Canada is ranked 1st country in the world excluding Nordics in the Global Cleantech Innovation Index 2017, gaining 3 positions compared to the 2014 Index.
CanadaCleantech applauds the overall ecosystem efforts to achieve this position, especially the general drivers to innovation such as Government effectiveness to promote the development of the private sector, and the amount of funding available (especially venture-capitalist and Late-Stage investors). To be able to gain a few more positions in the coming years, Canada yet needs to become a stronger cleantech commercializer, which will lead to more exports and more jobs.
As expected, and consistent with the 2014 index, there is a positive correlation between inputs to innovation and outputs for innovation. Countries that are facilitating investment in innovation, either through public R&D, cleantech-friendly policy, or other inputs measured, tend to also reap benefits from commercialisation of cleantech companies.
Highlights of the report - Canada's ranking:
Ranked 4th overall in the 2017 index, Canada gained 3 positions compared to the 2014 index.

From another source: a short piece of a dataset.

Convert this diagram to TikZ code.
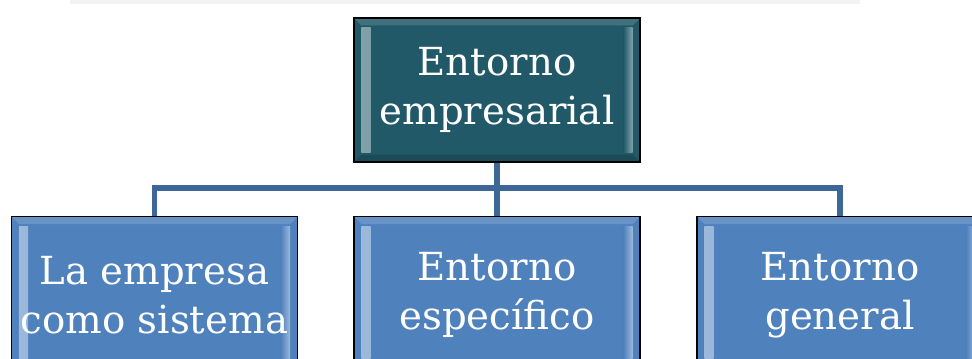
\documentclass[tikz,border=0pt]{standalone}
\usepackage{fontspec}
\setmainfont{DejaVu Serif}
\definecolor{topteal}{HTML}{215968}
\definecolor{boxblue}{HTML}{4F81BD}
\definecolor{linkblue}{HTML}{3D6796}
\definecolor{stripgray}{HTML}{F3F3F3}
\tikzset{
    box/.style={draw=black, line width=0.9pt, fill=#1, text=white, align=center,
        minimum width=8.58cm, minimum height=4.32cm, inner sep=0pt,
        font=\fontsize{33}{42}\selectfont,
        path picture={
            \shade[left color=#1!55!white, right color=#1]
                ([xshift=0.22cm,yshift=-0.3cm]path picture bounding box.north west)
                rectangle ([xshift=0.5cm,yshift=0.3cm]path picture bounding box.south west);
            \shade[left color=#1, right color=#1!55!white]
                ([xshift=-0.5cm,yshift=-0.3cm]path picture bounding box.north east)
                rectangle ([xshift=-0.22cm,yshift=0.3cm]path picture bounding box.south east);
            \fill[white, opacity=0.15]
                (path picture bounding box.north west) -- (path picture bounding box.north east)
                -- ([xshift=-0.22cm,yshift=-0.22cm]path picture bounding box.north east)
                -- ([xshift=0.22cm,yshift=-0.22cm]path picture bounding box.north west) -- cycle;
            \fill[black, opacity=0.15]
                (path picture bounding box.south west) -- (path picture bounding box.south east)
                -- ([xshift=-0.22cm,yshift=0.22cm]path picture bounding box.south east)
                -- ([xshift=0.22cm,yshift=0.22cm]path picture bounding box.south west) -- cycle;
        }},
    link/.style={draw=linkblue, line width=4.5pt}
}
\begin{document}
\begin{tikzpicture}[x=0.03cm,y=-0.03cm]
\useasboundingbox (0,0) rectangle (972,358);
\fill[stripgray] (70,0) rectangle (860,4);

\node[box=topteal] (entorno) at (497,90) {Entorno\\empresarial};

% bottom row runs past the lower edge
\foreach \name/\x/\txt in {sistema/154.5/{La empresa\\como sistema},especifico/497/{Entorno\\específico},general/840/{Entorno\\general}}
{
    \node[box=boxblue, minimum height=4.7cm] (\name) at (\x,295) {\txt};
}

\coordinate (bar) at (497,188);
\draw[link] (entorno.south) -- (bar);
\foreach \name in {sistema,especifico,general}
{
    \draw[link] (bar) -| (\name.north);
}
\end{tikzpicture}
\end{document}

The top 3 is held by Denmark, Finland and Sweden where the numbers and amount of cleantech funds have particularly increased.
3rd position in “Inputs to Innovation”
What truly distinguishes it is its score for early entrepreneurship: 2nd overall
3rd position in “General Innovation Drivers” (General innovation inputs and Entrepreneurial culture)
4th position in “Cleantech-Specific Innovation Drivers” (Government policies + Public R&D spending + Access to private finance + Infrastructure for renewables + Cleantech industry organisations)
Canada scores high for the number of cleantech funds, and even ranks 1st for the amount of funding available.
Canada is a joint top-scorer for the amount of venture capital investment, together with three other countries in the Index, while also having many companies in the Global Cleantech 100. Late-stage investment is well established in Canada, with the country ranking high for public cleantech companies and M&A activity.
4th position in “Outputs of innovation”
4th position in “Evidence of Emerging Cleantech Innovation” (Early-Stage private investment + High impact companies + Environmental patents)
6th position in “Evidence of Commercialized Cleantech Innovation” (Cleantech Imports and Exports + Renewable energy consumption + Late-Stage investment and exits + Listed cleantech companies + Employees)
“Cleantech innovation conversion rate”: Germany, Singapore and South Korea are the most efficient producers of output (commercialized cleantech) from their measure of inputs (incl. Government funds). Canada ranks 8th position; having a lower conversion input can mean that the country either: 1) requires high levels of input to achieve its level of outputs, or 2) the country has more cleantech commercialisation potential to realize in the coming years.
The key contributing cleantech specific drivers include the amount of capital raised by cleantech funds and the number of cleantech organizations. Canada counts only a few cleantech organizations and clusters.